A data pipeline is a series of automated steps that extract data from source systems, transform it for analysis, and load it into a destination (data warehouse, data lake, or analytics tool).

A data pipeline is a series of automated steps that extract data from source systems, transform it for analysis, and load it into a destination (data warehouse, data lake, or analytics tool). Also known as ETL (Extract, Transform, Load) or ELT (Extract, Load, Transform).

Common pipeline tools: dbt (transformation), Fivetran/Airbyte (extraction), Apache Airflow (orchestration), and Dagster (modern orchestration).

Pipeline reliability is critical: a broken pipeline means stale data, which means wrong decisions. Production pipelines need monitoring, alerting, data quality checks, and automated recovery.

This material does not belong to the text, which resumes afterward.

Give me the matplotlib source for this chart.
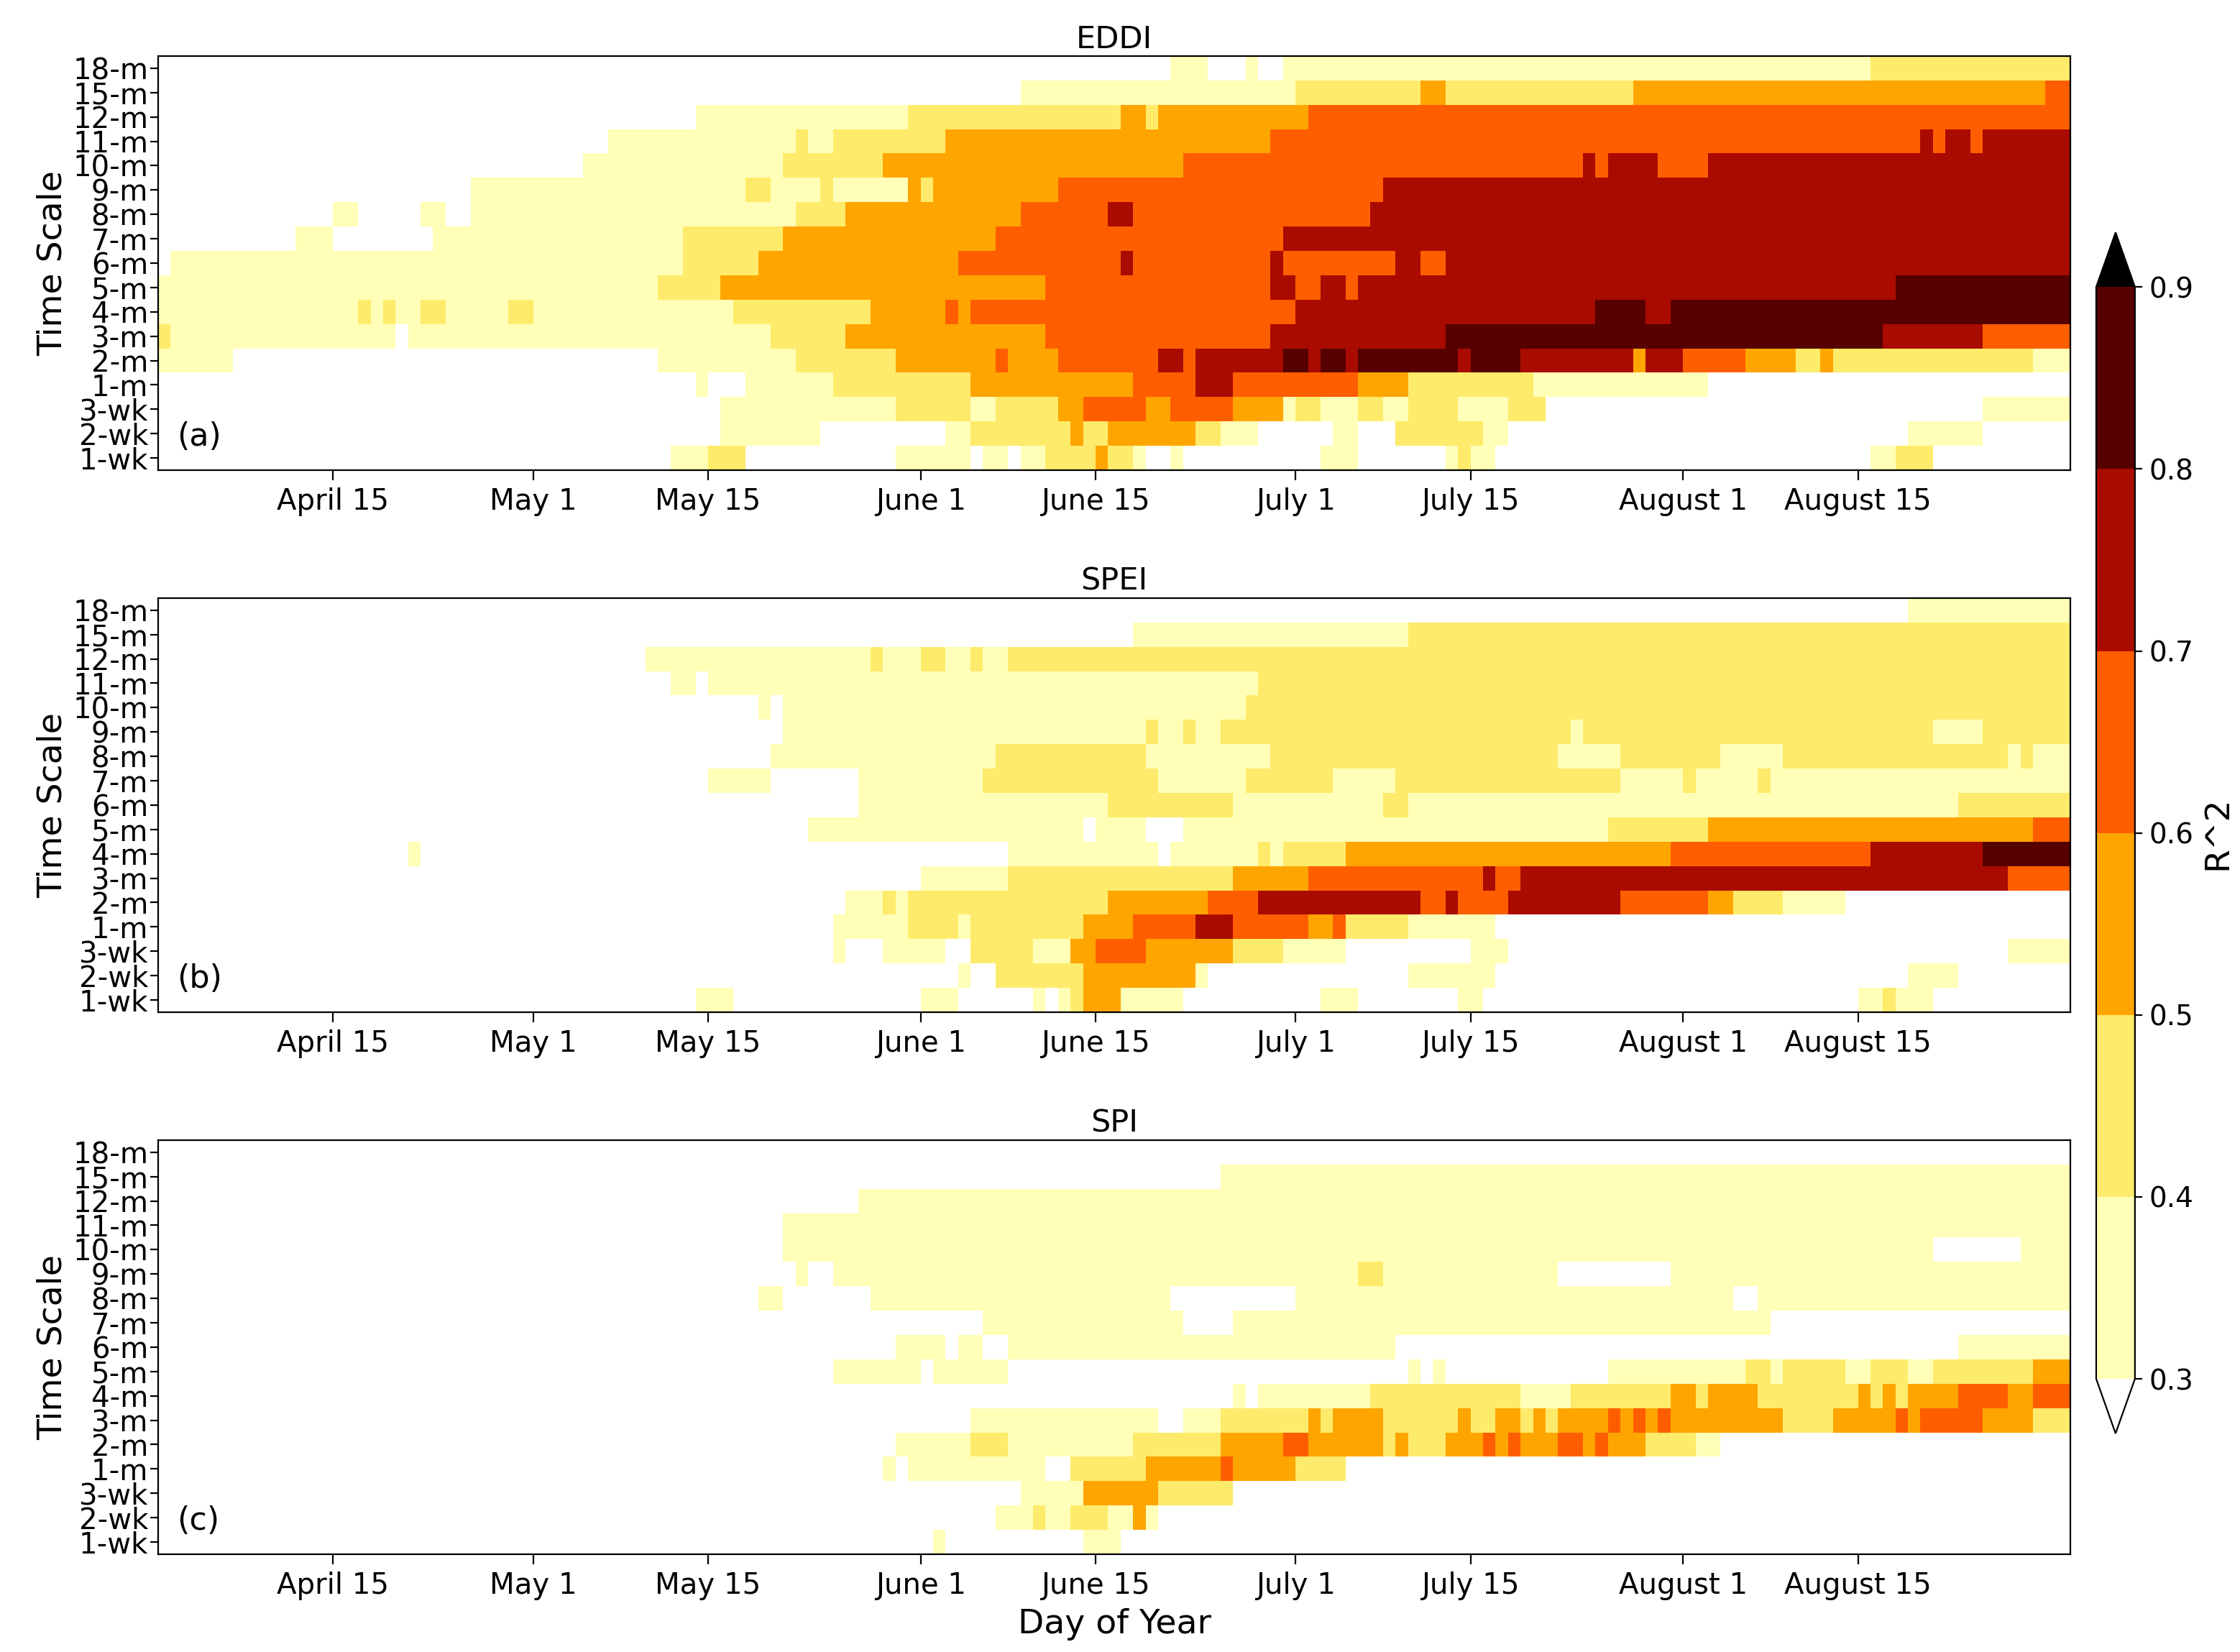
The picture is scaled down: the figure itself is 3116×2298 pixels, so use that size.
import numpy as np
import matplotlib
matplotlib.use("Agg")
import matplotlib.pyplot as plt
from matplotlib.colors import ListedColormap, BoundaryNorm

timescales = ["1-wk", "2-wk", "3-wk", "1-m", "2-m", "3-m", "4-m", "5-m", "6-m",
              "7-m", "8-m", "9-m", "10-m", "11-m", "12-m", "15-m", "18-m"]
tick_labels = ["April 15", "May 1", "May 15", "June 1", "June 15", "July 1",
               "July 15", "August 1", "August 15"]
tick_doy = [105, 121, 135, 152, 166, 182, 196, 213, 227]
first_doy = 91   # April 1
last_doy = 243   # August 31
panel_titles = ["EDDI", "SPEI", "SPI"]
panel_tags = ["(a)", "(b)", "(c)"]
levels = [0.3, 0.4, 0.5, 0.6, 0.7, 0.8, 0.9]

# Runs per timescale (bottom row 1-wk first): (days after April 1 where run starts, R^2)
eddi_runs = [
    [(0,.2),(41.3,.35),(44.2,.45),(47.2,.2),(59.1,.35),(65,.2),(66.2,.35),(68.2,.2),(69.2,.35),(71.2,.45),(74.7,.55),(75.7,.45),(78.1,.35),(79.1,.2),(81.1,.35),(82.1,.2),(93,.35),(96,.2),(102.9,.35),(103.9,.45),(104.9,.35),(106.9,.2),(136.6,.35),(138.6,.45),(141.6,.35),(142.5,.2)],
    [(0,.2),(45,.35),(52.9,.2),(55.8,.35),(56.3,.2),(63.3,.35),(65.2,.45),(73.2,.55),(74.2,.45),(76.1,.55),(83.1,.45),(85.1,.35),(88,.2),(94,.35),(96,.2),(99,.45),(105.9,.35),(107.9,.2),(139.6,.35),(146.5,.2)],
    [(0,.2),(45,.35),(58.8,.45),(65.2,.35),(67.2,.45),(72.2,.55),(74.2,.65),(79.1,.55),(81.1,.65),(86.1,.55),(90,.35),(91,.45),(93,.35),(96,.45),(98,.35),(99.9,.45),(103.9,.35),(107.9,.45),(110.8,.2),(146.5,.35)],
    [(0,.2),(43,.35),(44.4,.2),(46.9,.35),(53.8,.45),(64.7,.55),(78.1,.65),(83.1,.75),(86.1,.65),(96,.55),(99.9,.45),(109.8,.35),(123.7,.2)],
    [(0,.35),(6.3,.2),(40,.35),(50.9,.45),(58.8,.55),(67.2,.65),(67.7,.55),(72.2,.65),(80.1,.75),(82.1,.65),(83.1,.75),(90,.85),(92,.75),(93,.85),(95,.75),(96,.85),(103.9,.75),(104.9,.85),(108.8,.75),(117.8,.55),(118.7,.75),(121.7,.65),(126.7,.55),(130.7,.45),(132.6,.55),(133.6,.45),(150.5,.35)],
    [(0,.45),(1,.35),(19.2,.2),(20.2,.35),(49.4,.45),(55.3,.55),(71.2,.65),(89,.75),(103,.85),(137.6,.75),(145.5,.65)],
    [(0,.35),(16.2,.45),(17.2,.35),(18.2,.45),(19.2,.35),(21.1,.45),(23.1,.35),(28.1,.45),(30.1,.35),(46,.45),(57.3,.55),(63.3,.65),(64.3,.55),(65.3,.65),(91,.75),(114.8,.85),(118.7,.75),(120.7,.85)],
    [(0,.35),(21.6,.45),(22.1,.35),(40,.45),(45,.55),(71.2,.65),(89,.75),(91,.65),(93,.75),(95,.65),(96,.75),(138.6,.85)],
    [(0,.2),(1.3,.35),(42.5,.45),(48.4,.55),(64.2,.65),(77.1,.75),(78.1,.65),(89,.75),(90,.65),(99.4,.75),(101,.65),(103,.75)],
    [(0,.2),(11.2,.35),(14.2,.2),(22.1,.35),(41.5,.45),(50.4,.55),(67.2,.65),(90,.75)],
    [(0,.2),(14.2,.35),(16.2,.2),(21.4,.35),(22.6,.2),(24.8,.35),(51.4,.45),(55.3,.55),(69.2,.65),(76.1,.75),(78.1,.65),(97,.75)],
    [(0,.2),(24.6,.35),(47.4,.45),(49,.35),(53,.45),(54.3,.35),(60,.55),(61,.45),(62,.55),(72,.65),(98,.75)],
    [(0,.2),(34.5,.35),(50,.45),(58,.55),(82,.65),(114,.75),(115,.65),(116,.75),(120,.65),(124,.75)],
    [(0,.2),(35.5,.35),(51,.45),(52,.35),(54,.45),(63,.55),(89,.65),(141,.75),(142,.65),(143,.75),(145,.65),(146,.75)],
    [(0,.2),(43.4,.35),(60,.45),(77,.55),(79,.45),(80,.55),(92,.65)],
    [(0,.2),(69,.35),(91,.45),(101,.55),(103,.45),(118,.55),(151,.65)],
    [(0,.2),(81,.35),(84,.2),(87,.35),(88,.2),(90,.35),(137,.45)],
]

spei_runs = [
    [(0,.2),(43.2,.35),(46.2,.2),(61.1,.35),(64.1,.2),(70,.35),(71,.2),(72,.35),(73,.45),(74.2,.55),(77.1,.35),(82.1,.2),(93,.35),(96,.2),(103.9,.35),(105.9,.2),(135.6,.35),(137.6,.45),(138.6,.35),(141.6,.2)],
    [(0,.2),(64.1,.35),(65,.2),(67,.45),(74.2,.55),(83.1,.35),(84.1,.2),(99.9,.35),(106.9,.2),(139.6,.35),(144.5,.2)],
    [(0,.2),(54.2,.35),(54.9,.2),(58.1,.35),(63.3,.2),(65,.45),(70,.35),(73,.55),(75,.65),(78.9,.55),(86.1,.45),(90,.35),(95,.2),(104.9,.35),(107.9,.2),(148,.35)],
    [(0,.2),(54.1,.35),(60.3,.45),(64.3,.35),(65,.45),(74.2,.55),(78.1,.65),(83.1,.75),(86.1,.65),(92,.55),(94,.65),(95,.45),(99.9,.35),(106.9,.2)],
    [(0,.2),(55.1,.35),(58.3,.45),(58.8,.35),(60.3,.45),(76.1,.55),(84.1,.65),(88,.75),(100.9,.65),(102.9,.75),(103.9,.65),(107.9,.75),(116.8,.65),(123.7,.55),(125.7,.45),(129.7,.35),(134.6,.2)],
    [(0,.2),(61.1,.35),(68,.45),(86.1,.55),(92,.65),(105.9,.75),(106.9,.65),(108.8,.75),(141.6,.85),(142.5,.75),(148.5,.65)],
    [(0,.2),(20.2,.35),(21.1,.2),(68,.35),(80.1,.2),(81.1,.35),(88,.45),(89,.35),(90,.45),(95,.55),(120.7,.65),(136.6,.75),(145.5,.85)],
    [(0,.2),(52.2,.35),(74.2,.2),(75.2,.35),(79.1,.2),(82.1,.35),(115.8,.45),(123.7,.55),(149.5,.65)],
    [(0,.2),(56.1,.35),(75.9,.45),(86.1,.35),(98,.45),(99.9,.35),(144.5,.45)],
    [(0,.2),(44.2,.35),(49.2,.2),(56.1,.35),(66,.45),(79.9,.35),(87,.45),(94,.35),(98.9,.45),(116.8,.35),(122.2,.45),(122.7,.35),(127.7,.45),(128.7,.35)],
    [(0,.2),(49.2,.35),(67.2,.45),(79.1,.35),(89,.45),(111.8,.35),(116.8,.45),(124.7,.35),(129.7,.45),(148,.35),(149,.45),(150.5,.35)],
    [(0,.2),(50.2,.35),(79.1,.45),(80.1,.35),(82.1,.45),(83.1,.35),(85.1,.45),(112.8,.35),(113.8,.45),(142.5,.35),(145.5,.45)],
    [(0,.2),(48.2,.35),(48.9,.2),(50.2,.35),(87,.45)],
    [(0,.2),(41.3,.35),(43,.2),(44.2,.35),(88,.45)],
    [(0,.2),(39.3,.35),(57.3,.45),(58.1,.35),(61.1,.45),(63.1,.35),(65.1,.45),(66,.35),(68,.45)],
    [(0,.2),(78.1,.35),(99.9,.45)],
    [(0,.2),(139.5,.35)],
]

spi_runs = [
    [(0,.2),(62.1,.35),(63.1,.2),(74,.35),(77,.2)],
    [(0,.2),(67,.35),(70,.45),(71,.35),(73,.45),(75.9,.35),(77.9,.55),(78.9,.35),(79.9,.2)],
    [(0,.2),(69,.35),(74,.55),(79.9,.45),(85.9,.2)],
    [(0,.2),(58.1,.35),(59.1,.2),(60.1,.35),(71,.2),(73,.45),(78.9,.55),(84.9,.65),(85.9,.55),(91,.45),(95,.2)],
    [(0,.2),(59.1,.35),(65,.45),(68,.35),(78,.45),(84.9,.55),(89.8,.65),(91.8,.55),(97.9,.45),(98.9,.55),(99.9,.45),(102.9,.55),(105.9,.65),(106.9,.55),(107.9,.65),(108.8,.55),(111.8,.65),(113.8,.55),(114.8,.65),(115.8,.55),(118.7,.45),(122.7,.35),(124.7,.2)],
    [(0,.2),(65,.35),(80.1,.2),(82.1,.35),(85.1,.45),(92,.55),(93,.45),(94,.55),(98,.45),(103.9,.55),(104.9,.45),(106.9,.55),(108.8,.45),(109.8,.55),(110.8,.45),(111.8,.55),(115.8,.65),(116.8,.55),(117.8,.65),(118.7,.55),(119.7,.65),(120.7,.55),(129.7,.45),(133.6,.55),(138.6,.65),(139.6,.55),(140.6,.65),(145.5,.55),(149.5,.45)],
    [(0,.2),(86.1,.35),(87,.2),(88,.35),(97,.45),(108.8,.35),(112.8,.45),(120.7,.55),(122.7,.45),(123.7,.55),(127.7,.45),(135.6,.55),(136.6,.45),(137.6,.55),(138.6,.45),(139.6,.55),(143.5,.65),(148.5,.55),(149.5,.65)],
    [(0,.2),(54.1,.35),(61.1,.2),(62.1,.35),(68,.2),(99.9,.35),(100.9,.2),(101.9,.35),(102.9,.2),(115.8,.35),(126.7,.45),(128.7,.35),(129.7,.45),(134.6,.35),(136.6,.45),(139.6,.35),(142.5,.45),(143.5,.35),(144.5,.45),(149.5,.55)],
    [(0,.2),(59.1,.35),(63.1,.2),(64.1,.35),(66,.2),(68,.35),(98.9,.2),(144.5,.35)],
    [(0,.2),(66,.35),(82.1,.2),(86.1,.35),(128.7,.2)],
    [(0,.2),(48.2,.35),(50.2,.2),(57.1,.35),(81.1,.2),(91,.35),(125.7,.2),(127.7,.35)],
    [(0,.2),(51.2,.35),(52.2,.2),(54.1,.35),(96,.45),(98,.35),(111.8,.2),(120.7,.35)],
    [(0,.2),(50.2,.35),(141.7,.2),(148.7,.35)],
    [(0,.2),(50.2,.35)],
    [(0,.2),(56.1,.35)],
    [(0,.2),(85.1,.35)],
    [(0,.2)],
]

colors = ["#ffffb8", "#ffeb6b", "#ffa500", "#ff5e00", "#aa0b00", "#560000"]
cmap = ListedColormap(colors)
cmap.set_under("white")
cmap.set_over("black")
norm = BoundaryNorm(levels, cmap.N)

ndays = last_doy - first_doy + 1
x_edges = np.arange(first_doy, last_doy + 2)
y_edges = np.arange(len(timescales) + 1)


def runs_to_grid(runs):
    grid = np.zeros((len(runs), ndays))
    for i, row in enumerate(runs):
        for k, (start, val) in enumerate(row):
            end = row[k + 1][0] if k + 1 < len(row) else ndays
            s = int(round(start))
            e = int(round(end))
            grid[i, s:e] = val
    return grid


fig = plt.figure(figsize=(15.58, 11.49), dpi=200)
bottoms = [0.7154, 0.3873, 0.0592]
mesh = None
for p, runs in enumerate([eddi_runs, spei_runs, spi_runs]):
    ax = fig.add_axes([0.0706, bottoms[p], 0.8537, 0.2507])
    grid = runs_to_grid(runs)
    mesh = ax.pcolormesh(x_edges, y_edges, grid, cmap=cmap, norm=norm)
    ax.set_xlim(first_doy, last_doy + 1)
    ax.set_ylim(0, len(timescales))
    ax.set_yticks(np.arange(len(timescales)) + 0.5)
    ax.set_yticklabels(timescales, fontsize=14.5)
    ax.set_xticks(tick_doy)
    ax.set_xticklabels(tick_labels, fontsize=14.5)
    ax.tick_params(axis="y", length=4, pad=1)
    ax.tick_params(axis="x", length=5)
    ax.set_ylabel("Time Scale", fontsize=17, labelpad=2)
    ax.set_title(panel_titles[p], fontsize=15.5, pad=4)
    ax.text(0.01, 0.08, panel_tags[p], transform=ax.transAxes, fontsize=16,
            va="center", ha="left")
    if p == 2:
        ax.set_xlabel("Day of Year", fontsize=17)

cax = fig.add_axes([0.9358, 0.1323, 0.0173, 0.727])
cb = fig.colorbar(mesh, cax=cax, extend="both", ticks=levels)
cb.ax.tick_params(labelsize=14)
cb.set_label("R^2", fontsize=17)
fig.savefig("out.png", dpi=200)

Data pipeline debt is a lesser-known form of technical debt. Poorly maintained pipelines accumulate: undocumented transformations, hardcoded business logic, orphaned tables, and performance bottlenecks that slow down analytics.

Why It Matters

Data pipelines are the plumbing of data-driven organizations. Unreliable pipelines lead to stale data, wrong metrics, and bad decisions. Pipeline quality directly determines analytics quality.

Frequently Asked Questions

What is a data pipeline?

Automated steps that extract data from sources, transform it, and load it into a destination for analysis. The backbone of data-driven decision-making.

What is the difference between ETL and ELT?

ETL transforms data before loading (traditional). ELT loads raw data first and transforms in the warehouse (modern). ELT is preferred because warehouses are powerful enough to handle transformations.